━━━ STORED DATA

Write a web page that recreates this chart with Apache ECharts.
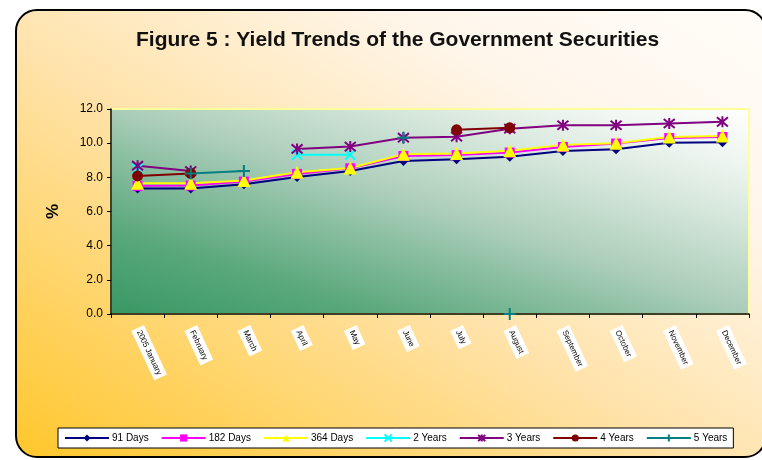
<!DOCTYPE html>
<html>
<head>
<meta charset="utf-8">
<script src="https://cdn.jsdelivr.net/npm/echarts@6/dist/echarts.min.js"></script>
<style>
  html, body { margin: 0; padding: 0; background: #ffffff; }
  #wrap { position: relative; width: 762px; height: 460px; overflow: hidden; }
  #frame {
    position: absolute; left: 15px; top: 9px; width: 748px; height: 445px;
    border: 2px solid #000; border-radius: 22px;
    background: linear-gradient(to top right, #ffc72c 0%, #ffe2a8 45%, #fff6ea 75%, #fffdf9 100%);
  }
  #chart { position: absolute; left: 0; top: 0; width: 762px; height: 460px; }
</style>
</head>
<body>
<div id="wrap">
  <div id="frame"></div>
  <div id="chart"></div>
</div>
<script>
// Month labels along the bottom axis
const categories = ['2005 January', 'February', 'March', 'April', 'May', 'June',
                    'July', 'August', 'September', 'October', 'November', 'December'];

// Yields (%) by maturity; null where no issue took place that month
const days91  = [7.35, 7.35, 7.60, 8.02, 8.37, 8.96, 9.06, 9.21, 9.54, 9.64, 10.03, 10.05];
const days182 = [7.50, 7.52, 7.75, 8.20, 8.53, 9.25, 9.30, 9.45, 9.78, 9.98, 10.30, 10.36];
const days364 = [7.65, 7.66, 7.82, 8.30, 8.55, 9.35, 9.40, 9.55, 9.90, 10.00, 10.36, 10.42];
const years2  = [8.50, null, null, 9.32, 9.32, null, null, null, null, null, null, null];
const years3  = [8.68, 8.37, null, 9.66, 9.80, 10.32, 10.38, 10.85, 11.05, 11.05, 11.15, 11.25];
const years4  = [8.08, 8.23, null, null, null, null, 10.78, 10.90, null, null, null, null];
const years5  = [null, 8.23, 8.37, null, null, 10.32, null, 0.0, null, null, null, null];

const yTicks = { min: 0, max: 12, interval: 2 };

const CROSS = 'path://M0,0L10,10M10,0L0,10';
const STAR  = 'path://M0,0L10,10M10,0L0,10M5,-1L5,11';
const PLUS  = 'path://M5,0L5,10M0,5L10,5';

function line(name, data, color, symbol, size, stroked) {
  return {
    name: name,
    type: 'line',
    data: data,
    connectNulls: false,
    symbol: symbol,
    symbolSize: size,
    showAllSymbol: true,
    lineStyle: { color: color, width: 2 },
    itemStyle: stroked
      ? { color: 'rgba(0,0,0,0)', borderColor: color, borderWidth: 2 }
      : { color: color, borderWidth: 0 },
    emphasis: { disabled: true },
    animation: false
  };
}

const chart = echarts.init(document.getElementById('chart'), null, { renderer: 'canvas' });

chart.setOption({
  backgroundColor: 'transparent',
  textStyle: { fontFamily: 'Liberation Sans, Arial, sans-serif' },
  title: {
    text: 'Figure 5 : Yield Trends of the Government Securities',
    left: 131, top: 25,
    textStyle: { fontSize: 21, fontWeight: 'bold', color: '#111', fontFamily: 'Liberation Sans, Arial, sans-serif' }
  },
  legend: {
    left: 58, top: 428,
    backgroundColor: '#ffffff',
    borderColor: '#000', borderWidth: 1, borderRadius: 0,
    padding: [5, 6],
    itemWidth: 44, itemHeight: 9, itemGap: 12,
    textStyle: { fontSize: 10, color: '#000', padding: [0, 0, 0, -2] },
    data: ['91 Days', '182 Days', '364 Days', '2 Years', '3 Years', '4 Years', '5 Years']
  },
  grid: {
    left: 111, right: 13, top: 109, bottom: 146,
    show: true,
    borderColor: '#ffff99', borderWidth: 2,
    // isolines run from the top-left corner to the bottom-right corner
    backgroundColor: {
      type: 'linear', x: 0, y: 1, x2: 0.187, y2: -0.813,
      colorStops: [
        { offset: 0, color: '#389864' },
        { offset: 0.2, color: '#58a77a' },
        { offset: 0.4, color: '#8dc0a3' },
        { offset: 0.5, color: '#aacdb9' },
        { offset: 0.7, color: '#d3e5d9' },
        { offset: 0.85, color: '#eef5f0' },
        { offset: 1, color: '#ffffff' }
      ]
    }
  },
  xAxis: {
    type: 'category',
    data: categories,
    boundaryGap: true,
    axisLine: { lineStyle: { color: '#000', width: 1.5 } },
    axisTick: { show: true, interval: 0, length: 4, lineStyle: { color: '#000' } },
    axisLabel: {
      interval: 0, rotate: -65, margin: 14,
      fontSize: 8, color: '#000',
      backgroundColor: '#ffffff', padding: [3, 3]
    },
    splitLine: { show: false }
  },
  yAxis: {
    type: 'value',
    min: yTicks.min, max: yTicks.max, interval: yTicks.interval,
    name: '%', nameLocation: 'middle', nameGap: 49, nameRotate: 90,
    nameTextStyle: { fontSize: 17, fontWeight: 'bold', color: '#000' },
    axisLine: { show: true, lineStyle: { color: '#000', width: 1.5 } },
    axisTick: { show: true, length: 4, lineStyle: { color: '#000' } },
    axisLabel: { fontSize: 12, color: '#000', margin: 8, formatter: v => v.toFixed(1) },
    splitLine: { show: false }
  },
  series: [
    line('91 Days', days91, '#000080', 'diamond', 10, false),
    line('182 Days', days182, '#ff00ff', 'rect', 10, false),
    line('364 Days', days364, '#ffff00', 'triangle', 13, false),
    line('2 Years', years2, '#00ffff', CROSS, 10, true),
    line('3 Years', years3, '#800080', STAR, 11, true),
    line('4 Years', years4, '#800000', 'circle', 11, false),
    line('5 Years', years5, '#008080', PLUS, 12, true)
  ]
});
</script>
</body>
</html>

━━━━━━

> [EXERCISE BRIEF]:
Go through the listing above and write it all out exactly, leaving out any picture.

> [THE ANSWER]:
Write a web page that recreates this chart with Apache ECharts.
<!DOCTYPE html>
<html>
<head>
<meta charset="utf-8">
<script src="https://cdn.jsdelivr.net/npm/echarts@6/dist/echarts.min.js"></script>
<style>
  html, body { margin: 0; padding: 0; background: #ffffff; }
  #wrap { position: relative; width: 762px; height: 460px; overflow: hidden; }
  #frame {
    position: absolute; left: 15px; top: 9px; width: 748px; height: 445px;
    border: 2px solid #000; border-radius: 22px;
    background: linear-gradient(to top right, #ffc72c 0%, #ffe2a8 45%, #fff6ea 75%, #fffdf9 100%);
  }
  #chart { position: absolute; left: 0; top: 0; width: 762px; height: 460px; }
</style>
</head>
<body>
<div id="wrap">
  <div id="frame"></div>
  <div id="chart"></div>
</div>
<script>
// Month labels along the bottom axis
const categories = ['2005 January', 'February', 'March', 'April', 'May', 'June',
                    'July', 'August', 'September', 'October', 'November', 'December'];

// Yields (%) by maturity; null where no issue took place that month
const days91  = [7.35, 7.35, 7.60, 8.02, 8.37, 8.96, 9.06, 9.21, 9.54, 9.64, 10.03, 10.05];
const days182 = [7.50, 7.52, 7.75, 8.20, 8.53, 9.25, 9.30, 9.45, 9.78, 9.98, 10.30, 10.36];
const days364 = [7.65, 7.66, 7.82, 8.30, 8.55, 9.35, 9.40, 9.55, 9.90, 10.00, 10.36, 10.42];
const years2  = [8.50, null, null, 9.32, 9.32, null, null, null, null, null, null, null];
const years3  = [8.68, 8.37, null, 9.66, 9.80, 10.32, 10.38, 10.85, 11.05, 11.05, 11.15, 11.25];
const years4  = [8.08, 8.23, null, null, null, null, 10.78, 10.90, null, null, null, null];
const years5  = [null, 8.23, 8.37, null, null, 10.32, null, 0.0, null, null, null, null];

const yTicks = { min: 0, max: 12, interval: 2 };

const CROSS = 'path://M0,0L10,10M10,0L0,10';
const STAR  = 'path://M0,0L10,10M10,0L0,10M5,-1L5,11';
const PLUS  = 'path://M5,0L5,10M0,5L10,5';

function line(name, data, color, symbol, size, stroked) {
  return {
    name: name,
    type: 'line',
    data: data,
    connectNulls: false,
    symbol: symbol,
    symbolSize: size,
    showAllSymbol: true,
    lineStyle: { color: color, width: 2 },
    itemStyle: stroked
      ? { color: 'rgba(0,0,0,0)', borderColor: color, borderWidth: 2 }
      : { color: color, borderWidth: 0 },
    emphasis: { disabled: true },
    animation: false
  };
}

const chart = echarts.init(document.getElementById('chart'), null, { renderer: 'canvas' });

chart.setOption({
  backgroundColor: 'transparent',
  textStyle: { fontFamily: 'Liberation Sans, Arial, sans-serif' },
  title: {
    text: 'Figure 5 : Yield Trends of the Government Securities',
    left: 131, top: 25,
    textStyle: { fontSize: 21, fontWeight: 'bold', color: '#111', fontFamily: 'Liberation Sans, Arial, sans-serif' }
  },
  legend: {
    left: 58, top: 428,
    backgroundColor: '#ffffff',
    borderColor: '#000', borderWidth: 1, borderRadius: 0,
    padding: [5, 6],
    itemWidth: 44, itemHeight: 9, itemGap: 12,
    textStyle: { fontSize: 10, color: '#000', padding: [0, 0, 0, -2] },
    data: ['91 Days', '182 Days', '364 Days', '2 Years', '3 Years', '4 Years', '5 Years']
  },
  grid: {
    left: 111, right: 13, top: 109, bottom: 146,
    show: true,
    borderColor: '#ffff99', borderWidth: 2,
    // isolines run from the top-left corner to the bottom-right corner
    backgroundColor: {
      type: 'linear', x: 0, y: 1, x2: 0.187, y2: -0.813,
      colorStops: [
        { offset: 0, color: '#389864' },
        { offset: 0.2, color: '#58a77a' },
        { offset: 0.4, color: '#8dc0a3' },
        { offset: 0.5, color: '#aacdb9' },
        { offset: 0.7, color: '#d3e5d9' },
        { offset: 0.85, color: '#eef5f0' },
        { offset: 1, color: '#ffffff' }
      ]
    }
  },
  xAxis: {
    type: 'category',
    data: categories,
    boundaryGap: true,
    axisLine: { lineStyle: { color: '#000', width: 1.5 } },
    axisTick: { show: true, interval: 0, length: 4, lineStyle: { color: '#000' } },
    axisLabel: {
      interval: 0, rotate: -65, margin: 14,
      fontSize: 8, color: '#000',
      backgroundColor: '#ffffff', padding: [3, 3]
    },
    splitLine: { show: false }
  },
  yAxis: {
    type: 'value',
    min: yTicks.min, max: yTicks.max, interval: yTicks.interval,
    name: '%', nameLocation: 'middle', nameGap: 49, nameRotate: 90,
    nameTextStyle: { fontSize: 17, fontWeight: 'bold', color: '#000' },
    axisLine: { show: true, lineStyle: { color: '#000', width: 1.5 } },
    axisTick: { show: true, length: 4, lineStyle: { color: '#000' } },
    axisLabel: { fontSize: 12, color: '#000', margin: 8, formatter: v => v.toFixed(1) },
    splitLine: { show: false }
  },
  series: [
    line('91 Days', days91, '#000080', 'diamond', 10, false),
    line('182 Days', days182, '#ff00ff', 'rect', 10, false),
    line('364 Days', days364, '#ffff00', 'triangle', 13, false),
    line('2 Years', years2, '#00ffff', CROSS, 10, true),
    line('3 Years', years3, '#800080', STAR, 11, true),
    line('4 Years', years4, '#800000', 'circle', 11, false),
    line('5 Years', years5, '#008080', PLUS, 12, true)
  ]
});
</script>
</body>
</html>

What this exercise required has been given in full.